Une réflexion sur « [52] Solidarité avec la résistance des ukrainien·nes. Retrait immédiat et sans condition des troupes russes [52]  »

  1. Referendums d’annexion par la Russie: une supercherie inacceptable
    En pleine contre-offensive de l’armée ukrainienne qui, en quelques jours, a libéré plusieurs milliers de kilomètres carrés dans l’est du pays, quatre oblasts (régions) sous occupation russe (Louhansk, Donetsk, Zaporijia et Kherson) ont annoncé l’organisation, du 23 au 27 septembre de pseudos référendums visant à demander à la population de ces territoires s’ils souhaitaient devenir russes.

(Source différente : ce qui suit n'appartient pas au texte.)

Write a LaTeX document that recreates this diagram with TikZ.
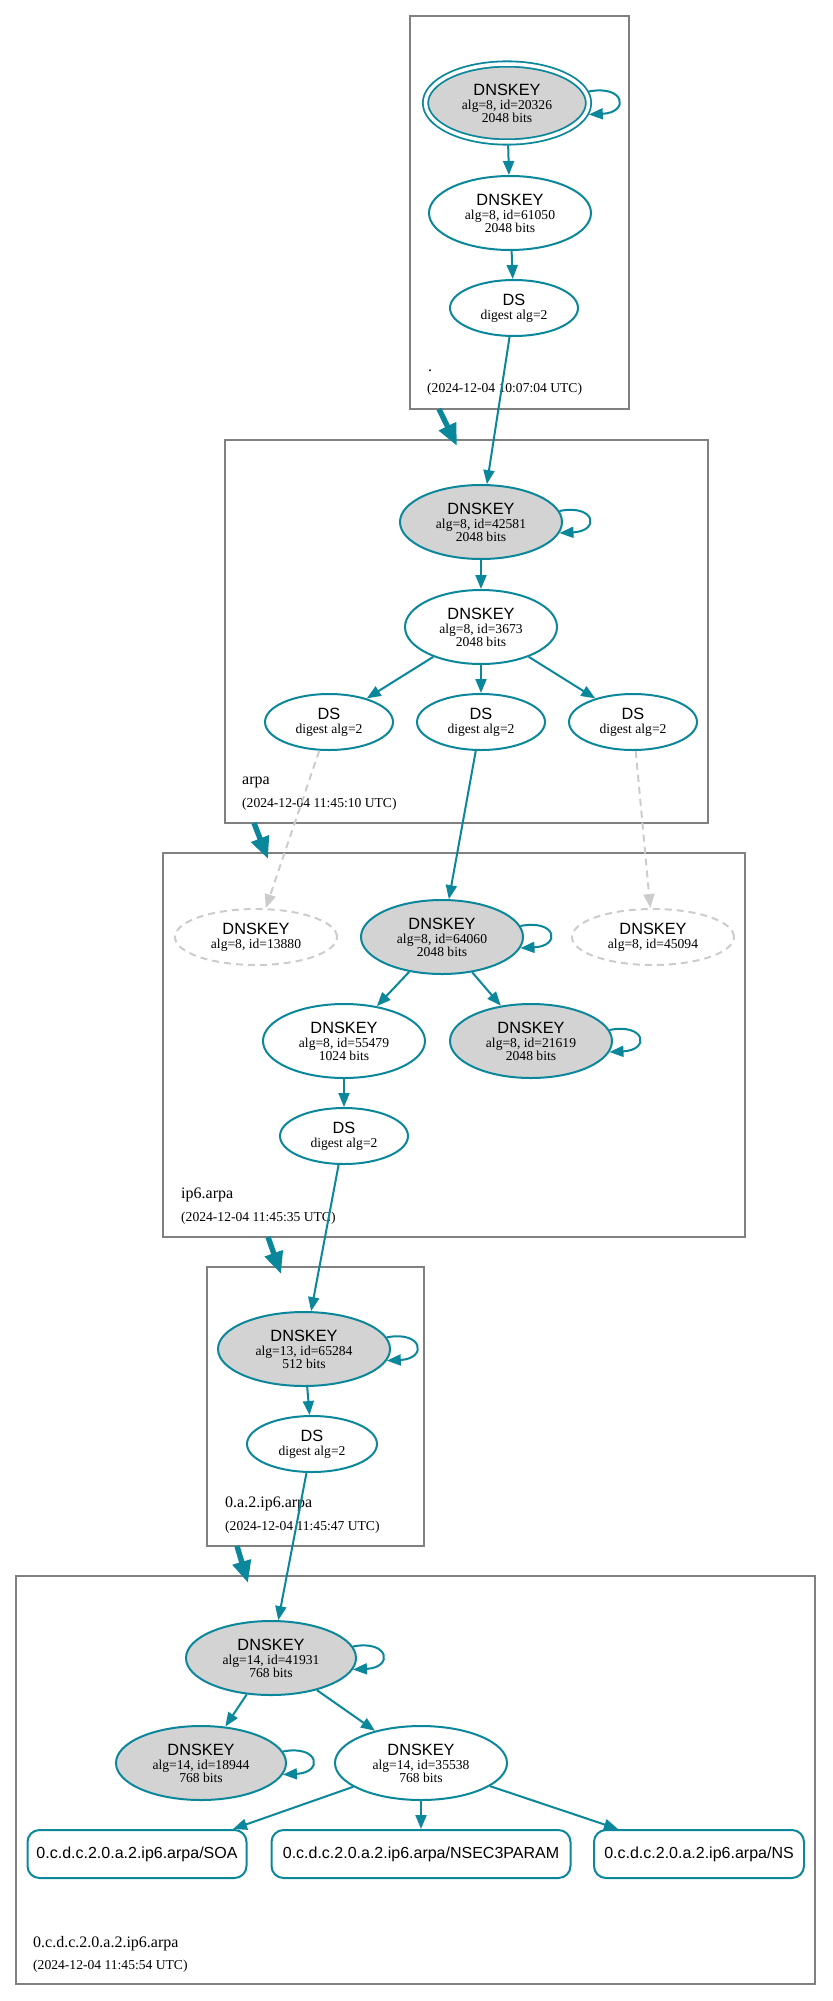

    R&PS dénonce l’utilisation abusive des termes « autodétermination » et « référendum ».
    Il n’est pas acceptable de prétendre organiser l’expression libre et démocratique d’une population sur un territoire en situation de guerre.
    Aucune force armée, à fortiori une force d’occupation qui a conquis avec une violence inouïe un territoire au détriment d’un pays voisin et indépendant, ne peut organiser de façon crédible une telle consultation.
    Ce dévoiement du principe d’autodétermination, le détournement d’un outil démocratique comme peut l’être le référendum doit être dénoncé avec vigueur par l’ensemble de la communauté internationale.
    Il l’est dès aujourd’hui par R&PS, qui met la question de l’autodétermination des peuples et la démocratie au centre de ses revendications.
    La manœuvre politique que représenteraient ces référendums précipités, et surtout illégitimes, fait peser une fois de plus de lourdes menaces sur la paix en Europe.